> [Material]:
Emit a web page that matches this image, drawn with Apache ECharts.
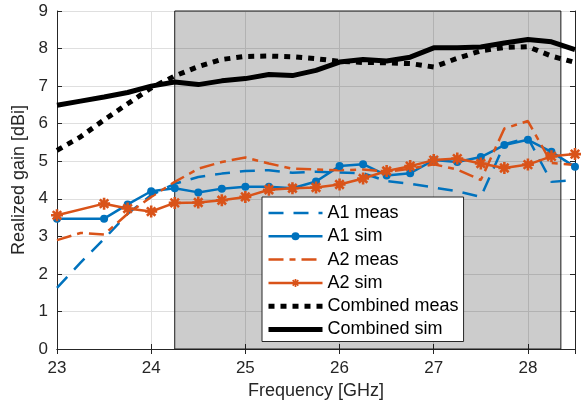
<!DOCTYPE html>
<html>
<head>
<meta charset="utf-8">
<script src="https://cdn.jsdelivr.net/npm/echarts@6/dist/echarts.min.js"></script>
<style>
  html, body { margin: 0; padding: 0; background: #fff; }
  #main { width: 582px; height: 406px; }
</style>
</head>
<body>
<div id="main"></div>
<script>
// frequency grids (GHz)
var freqMeas = [23, 23.25, 23.5, 23.75, 24, 24.25, 24.5, 24.75, 25, 25.25, 25.5, 25.75,
                26, 26.25, 26.5, 26.75, 27, 27.25, 27.5, 27.75, 28, 28.25, 28.5];
var freqSim = [23, 23.5, 23.75, 24, 24.25, 24.5, 24.75, 25, 25.25, 25.5, 25.75,
               26, 26.25, 26.5, 26.75, 27, 27.25, 27.5, 27.75, 28, 28.25, 28.5];

// realized gain (dBi)
var a1Meas = [1.63, 2.3, 2.93, 3.6, 4.1, 4.4, 4.58, 4.67, 4.74, 4.76, 4.69, 4.72,
              4.7, 4.68, 4.47, 4.4, 4.3, 4.2, 4.05, 5.45, 5.62, 4.45, 4.5];
var a1Sim = [3.47, 3.47, 3.85, 4.2, 4.28, 4.17, 4.27, 4.32, 4.32, 4.28, 4.46,
             4.87, 4.92, 4.62, 4.68, 5.03, 4.98, 5.11, 5.43, 5.57, 5.25, 4.85];
var a2Meas = [2.9, 3.09, 3.05, 3.6, 4.05, 4.45, 4.8, 4.98, 5.1, 4.94, 4.8, 4.78,
              4.76, 4.78, 4.72, 4.8, 4.92, 4.78, 4.5, 5.87, 6.07, 4.95, 4.9];
var a2Sim = [3.56, 3.87, 3.74, 3.66, 3.89, 3.9, 3.96, 4.05, 4.24, 4.28, 4.3,
             4.38, 4.54, 4.74, 4.87, 5.03, 5.07, 4.94, 4.82, 4.91, 5.13, 5.19];
var combMeas = [5.29, 5.65, 6.1, 6.53, 6.95, 7.27, 7.52, 7.71, 7.79, 7.8, 7.78, 7.73,
                7.66, 7.63, 7.62, 7.6, 7.51, 7.74, 7.94, 8.03, 8.05, 7.8, 7.63];
var combSim = [6.49, 6.6, 6.71, 6.83, 7.0, 7.11, 7.04, 7.14, 7.2, 7.31, 7.28, 7.42,
               7.64, 7.71, 7.67, 7.77, 8.02, 8.02, 8.04, 8.15, 8.24, 8.18, 7.97];

// shaded band (GHz)
var bandStart = 24.25, bandEnd = 28.35;

var blue = '#0072BD', orange = '#D95319', ink = '#262626';
var font = 'Liberation Sans, Arial, Helvetica, sans-serif';

// asterisk marker like MATLAB '*'
var starPath = 'path://M-1.3,-6L1.3,-6L1.3,6L-1.3,6Z M-6,-1.3L6,-1.3L6,1.3L-6,1.3Z ' +
  'M-3.32,-5.16L5.16,3.32L3.32,5.16L-5.16,-3.32Z M3.32,-5.16L5.16,-3.32L-3.32,5.16L-5.16,3.32Z';

function pairs(xs, ys) {
  var out = [];
  for (var i = 0; i < xs.length; i++) out.push([xs[i], ys[i]]);
  return out;
}

// legend entry without a marker (line only)
var noMarker = { color: 'rgba(0,0,0,0)', opacity: 0, borderWidth: 0 };

var chart = echarts.init(document.getElementById('main'));

var option = {
  animation: false,
  textStyle: { fontFamily: font },
  grid: { left: 57, right: 7, top: 11, bottom: 57, containLabel: false },
  legend: {
    orient: 'vertical',
    left: 262, top: 197,
    padding: [7, 5, 3, 4],
    backgroundColor: '#fff',
    borderColor: ink, borderWidth: 1, borderRadius: 0,
    itemWidth: 54, itemHeight: 10, itemGap: 5.3,
    textStyle: { fontFamily: font, fontSize: 18, color: '#000' },
    data: [
      { name: 'A1 meas', itemStyle: noMarker, lineStyle: { width: 2.5 } },
      { name: 'A1 sim', lineStyle: { width: 2.5 } },
      { name: 'A2 meas', itemStyle: noMarker, lineStyle: { width: 2.5 } },
      { name: 'A2 sim', lineStyle: { width: 2.5 } },
      { name: 'Combined meas', itemStyle: noMarker, lineStyle: { width: 5 } },
      { name: 'Combined sim', itemStyle: noMarker, lineStyle: { width: 5 } }
    ]
  },
  xAxis: [{
    type: 'value', min: 23, max: 28.5, interval: 1,
    name: 'Frequency [GHz]', nameLocation: 'middle', nameGap: 24,
    nameTextStyle: { fontFamily: font, fontSize: 18, color: ink },
    axisLine: { lineStyle: { color: ink, width: 1 } },
    axisTick: { inside: true, length: 5, lineStyle: { color: ink } },
    axisLabel: {
      fontFamily: font, fontSize: 17, color: ink, margin: 11,
      formatter: function (v) { return v % 1 === 0 ? String(v) : ''; }
    },
    splitLine: { show: true, lineStyle: { color: '#dfdfdf', width: 1 } }
  }, {
    type: 'value', position: 'top', min: 23, max: 28.5, interval: 1,
    axisLine: { show: true, lineStyle: { color: ink, width: 1 } },
    axisTick: { show: true, inside: true, length: 5, lineStyle: { color: ink } },
    axisLabel: { show: false }, splitLine: { show: false }
  }],
  yAxis: [{
    type: 'value', min: 0, max: 9, interval: 1,
    name: 'Realized gain [dBi]', nameLocation: 'middle', nameGap: 20,
    nameTextStyle: { fontFamily: font, fontSize: 18, color: ink },
    axisLine: { show: true, lineStyle: { color: ink, width: 1 } },
    axisTick: { show: true, inside: true, length: 5, lineStyle: { color: ink } },
    axisLabel: { fontFamily: font, fontSize: 17, color: ink, margin: 9 },
    splitLine: { show: true, lineStyle: { color: '#dfdfdf', width: 1 } }
  }, {
    type: 'value', position: 'right', min: 0, max: 9, interval: 1,
    axisLine: { show: true, lineStyle: { color: ink, width: 1 } },
    axisTick: { show: true, inside: true, length: 5, lineStyle: { color: ink } },
    axisLabel: { show: false }, splitLine: { show: false }
  }],
  series: [
    {
      name: 'band', type: 'line', data: [], z: 1, silent: true,
      markArea: {
        silent: true,
        itemStyle: { color: 'rgba(0,0,0,0.2)', borderColor: '#1a1a1a', borderWidth: 1 },
        data: [[{ xAxis: bandStart }, { xAxis: bandEnd }]]
      }
    },
    {
      name: 'A1 meas', type: 'line', z: 3, symbol: 'none', showSymbol: false,
      data: pairs(freqMeas, a1Meas),
      itemStyle: { color: blue },
      lineStyle: { color: blue, width: 2.5, type: [15, 10] }
    },
    {
      name: 'A1 sim', type: 'line', z: 3, symbol: 'circle', symbolSize: 8,
      data: pairs(freqSim, a1Sim),
      itemStyle: { color: blue },
      lineStyle: { color: blue, width: 2.5 }
    },
    {
      name: 'A2 meas', type: 'line', z: 3, symbol: 'none', showSymbol: false,
      data: pairs(freqMeas, a2Meas),
      itemStyle: { color: orange },
      lineStyle: { color: orange, width: 2.5, type: [15, 6, 6, 6] }
    },
    {
      name: 'A2 sim', type: 'line', z: 3, symbol: starPath, symbolSize: 12,
      data: pairs(freqSim, a2Sim),
      itemStyle: { color: orange },
      lineStyle: { color: orange, width: 2.5 }
    },
    {
      name: 'Combined meas', type: 'line', z: 3, symbol: 'none', showSymbol: false,
      data: pairs(freqMeas, combMeas),
      itemStyle: { color: '#000' },
      lineStyle: { color: '#000', width: 5, type: [6, 6], cap: 'butt' }
    },
    {
      name: 'Combined sim', type: 'line', z: 3, symbol: 'none', showSymbol: false,
      data: pairs(freqMeas, combSim),
      itemStyle: { color: '#000' },
      lineStyle: { color: '#000', width: 5 }
    }
  ]
};

chart.setOption(option);
</script>
</body>
</html>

> [Stated exercise]: Only lines belong in the copy: transcribe those from the start of the data through the line that contains "var font = 'Liberation", and skip the pictures.

> [Full solution]:
Emit a web page that matches this image, drawn with Apache ECharts.
<!DOCTYPE html>
<html>
<head>
<meta charset="utf-8">
<script src="https://cdn.jsdelivr.net/npm/echarts@6/dist/echarts.min.js"></script>
<style>
  html, body { margin: 0; padding: 0; background: #fff; }
  #main { width: 582px; height: 406px; }
</style>
</head>
<body>
<div id="main"></div>
<script>
// frequency grids (GHz)
var freqMeas = [23, 23.25, 23.5, 23.75, 24, 24.25, 24.5, 24.75, 25, 25.25, 25.5, 25.75,
                26, 26.25, 26.5, 26.75, 27, 27.25, 27.5, 27.75, 28, 28.25, 28.5];
var freqSim = [23, 23.5, 23.75, 24, 24.25, 24.5, 24.75, 25, 25.25, 25.5, 25.75,
               26, 26.25, 26.5, 26.75, 27, 27.25, 27.5, 27.75, 28, 28.25, 28.5];

// realized gain (dBi)
var a1Meas = [1.63, 2.3, 2.93, 3.6, 4.1, 4.4, 4.58, 4.67, 4.74, 4.76, 4.69, 4.72,
              4.7, 4.68, 4.47, 4.4, 4.3, 4.2, 4.05, 5.45, 5.62, 4.45, 4.5];
var a1Sim = [3.47, 3.47, 3.85, 4.2, 4.28, 4.17, 4.27, 4.32, 4.32, 4.28, 4.46,
             4.87, 4.92, 4.62, 4.68, 5.03, 4.98, 5.11, 5.43, 5.57, 5.25, 4.85];
var a2Meas = [2.9, 3.09, 3.05, 3.6, 4.05, 4.45, 4.8, 4.98, 5.1, 4.94, 4.8, 4.78,
              4.76, 4.78, 4.72, 4.8, 4.92, 4.78, 4.5, 5.87, 6.07, 4.95, 4.9];
var a2Sim = [3.56, 3.87, 3.74, 3.66, 3.89, 3.9, 3.96, 4.05, 4.24, 4.28, 4.3,
             4.38, 4.54, 4.74, 4.87, 5.03, 5.07, 4.94, 4.82, 4.91, 5.13, 5.19];
var combMeas = [5.29, 5.65, 6.1, 6.53, 6.95, 7.27, 7.52, 7.71, 7.79, 7.8, 7.78, 7.73,
                7.66, 7.63, 7.62, 7.6, 7.51, 7.74, 7.94, 8.03, 8.05, 7.8, 7.63];
var combSim = [6.49, 6.6, 6.71, 6.83, 7.0, 7.11, 7.04, 7.14, 7.2, 7.31, 7.28, 7.42,
               7.64, 7.71, 7.67, 7.77, 8.02, 8.02, 8.04, 8.15, 8.24, 8.18, 7.97];

// shaded band (GHz)
var bandStart = 24.25, bandEnd = 28.35;

var blue = '#0072BD', orange = '#D95319', ink = '#262626';
var font = 'Liberation Sans, Arial, Helvetica, sans-serif';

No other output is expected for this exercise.